_REQUIRED WORK:_ Copy everything in the listing below word for word, apart from any images.

_GIVEN INFORMATION:_

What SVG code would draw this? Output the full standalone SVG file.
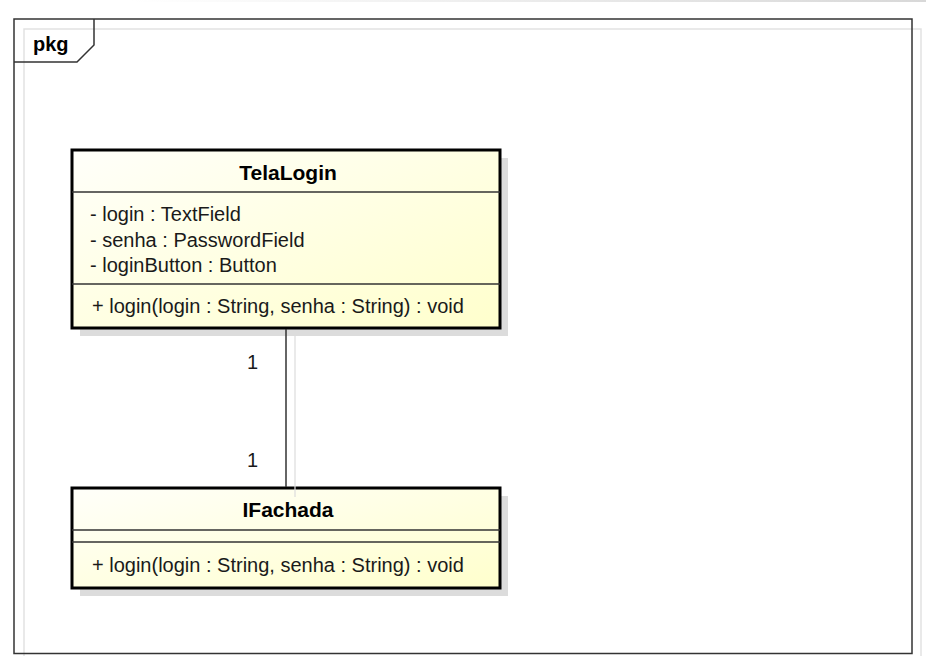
<svg xmlns="http://www.w3.org/2000/svg" width="926" height="656" viewBox="0 0 926 656">
<defs>
<linearGradient id="fillG" x1="0" y1="0" x2="1" y2="1">
<stop offset="0" stop-color="#FFFFFA"/>
<stop offset="1" stop-color="#FFFFCC"/>
</linearGradient>
<linearGradient id="topBar" x1="0" y1="0" x2="1" y2="0">
<stop offset="0" stop-color="#FFFFFF"/>
<stop offset="1" stop-color="#D8D8D8"/>
</linearGradient>
<style>
.t{font-family:"Liberation Sans",Arial,sans-serif;font-size:20px;fill:#1a1a1a}
.b{font-family:"Liberation Sans",Arial,sans-serif;font-size:21px;font-weight:bold;fill:#000}
.box{fill:url(#fillG);stroke:#000;stroke-width:3}
.sh{fill:#DCDCDC;stroke:none}
.sep{stroke:#333;stroke-width:1.5}
</style>
</defs>
<rect x="130" y="0" width="796" height="2" fill="url(#topBar)"/>
<g id="frame">
<rect x="24" y="29" width="897" height="640" fill="none" stroke="#E2E2E2" stroke-width="1.5"/>
<rect x="14" y="19" width="898" height="634.5" fill="none" stroke="#333" stroke-width="1.5"/>
<path d="M14 62 H77 L94 45 V19" fill="none" stroke="#333" stroke-width="1.5"/>
<text class="b" x="33" y="51" style="font-size:20px">pkg</text>
</g>
<g id="TelaLogin">
<rect class="sh" x="80" y="158" width="428" height="178"/>
<rect class="box" x="72" y="150" width="428" height="178"/>
<line class="sep" x1="72" y1="192" x2="500" y2="192"/>
<line class="sep" x1="72" y1="284" x2="500" y2="284"/>
<text class="b" x="288" y="180" text-anchor="middle">TelaLogin</text>
<text class="t" x="90" y="221">- login : TextField</text>
<text class="t" x="90" y="247">- senha : PasswordField</text>
<text class="t" x="90" y="272">- loginButton : Button</text>
<text class="t" x="92" y="313">+ login(login : String, senha : String) : void</text>
</g>
<g id="IFachada">
<rect class="sh" x="80" y="496" width="428" height="100"/>
<rect class="box" x="72" y="488" width="428" height="100"/>
<line class="sep" x1="72" y1="530" x2="500" y2="530"/>
<line class="sep" x1="72" y1="542" x2="500" y2="542"/>
<text class="b" x="288" y="517" text-anchor="middle">IFachada</text>
<text class="t" x="92" y="572">+ login(login : String, senha : String) : void</text>
</g>
<g id="connectors">
<line x1="295" y1="336" x2="295" y2="497" stroke="#DCDCDC" stroke-width="1.2"/>
<line x1="286" y1="329" x2="286" y2="487" stroke="#333" stroke-width="1.5"/>
<text class="t" x="247" y="369">1</text>
<text class="t" x="247" y="467">1</text>
</g>
</svg>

_RESULT OF THIS TASK:_
What SVG code would draw this? Output the full standalone SVG file.
<svg xmlns="http://www.w3.org/2000/svg" width="926" height="656" viewBox="0 0 926 656">
<defs>
<linearGradient id="fillG" x1="0" y1="0" x2="1" y2="1">
<stop offset="0" stop-color="#FFFFFA"/>
<stop offset="1" stop-color="#FFFFCC"/>
</linearGradient>
<linearGradient id="topBar" x1="0" y1="0" x2="1" y2="0">
<stop offset="0" stop-color="#FFFFFF"/>
<stop offset="1" stop-color="#D8D8D8"/>
</linearGradient>
<style>
.t{font-family:"Liberation Sans",Arial,sans-serif;font-size:20px;fill:#1a1a1a}
.b{font-family:"Liberation Sans",Arial,sans-serif;font-size:21px;font-weight:bold;fill:#000}
.box{fill:url(#fillG);stroke:#000;stroke-width:3}
.sh{fill:#DCDCDC;stroke:none}
.sep{stroke:#333;stroke-width:1.5}
</style>
</defs>
<rect x="130" y="0" width="796" height="2" fill="url(#topBar)"/>
<g id="frame">
<rect x="24" y="29" width="897" height="640" fill="none" stroke="#E2E2E2" stroke-width="1.5"/>
<rect x="14" y="19" width="898" height="634.5" fill="none" stroke="#333" stroke-width="1.5"/>
<path d="M14 62 H77 L94 45 V19" fill="none" stroke="#333" stroke-width="1.5"/>
<text class="b" x="33" y="51" style="font-size:20px">pkg</text>
</g>
<g id="TelaLogin">
<rect class="sh" x="80" y="158" width="428" height="178"/>
<rect class="box" x="72" y="150" width="428" height="178"/>
<line class="sep" x1="72" y1="192" x2="500" y2="192"/>
<line class="sep" x1="72" y1="284" x2="500" y2="284"/>
<text class="b" x="288" y="180" text-anchor="middle">TelaLogin</text>
<text class="t" x="90" y="221">- login : TextField</text>
<text class="t" x="90" y="247">- senha : PasswordField</text>
<text class="t" x="90" y="272">- loginButton : Button</text>
<text class="t" x="92" y="313">+ login(login : String, senha : String) : void</text>
</g>
<g id="IFachada">
<rect class="sh" x="80" y="496" width="428" height="100"/>
<rect class="box" x="72" y="488" width="428" height="100"/>
<line class="sep" x1="72" y1="530" x2="500" y2="530"/>
<line class="sep" x1="72" y1="542" x2="500" y2="542"/>
<text class="b" x="288" y="517" text-anchor="middle">IFachada</text>
<text class="t" x="92" y="572">+ login(login : String, senha : String) : void</text>
</g>
<g id="connectors">
<line x1="295" y1="336" x2="295" y2="497" stroke="#DCDCDC" stroke-width="1.2"/>
<line x1="286" y1="329" x2="286" y2="487" stroke="#333" stroke-width="1.5"/>
<text class="t" x="247" y="369">1</text>
<text class="t" x="247" y="467">1</text>
</g>
</svg>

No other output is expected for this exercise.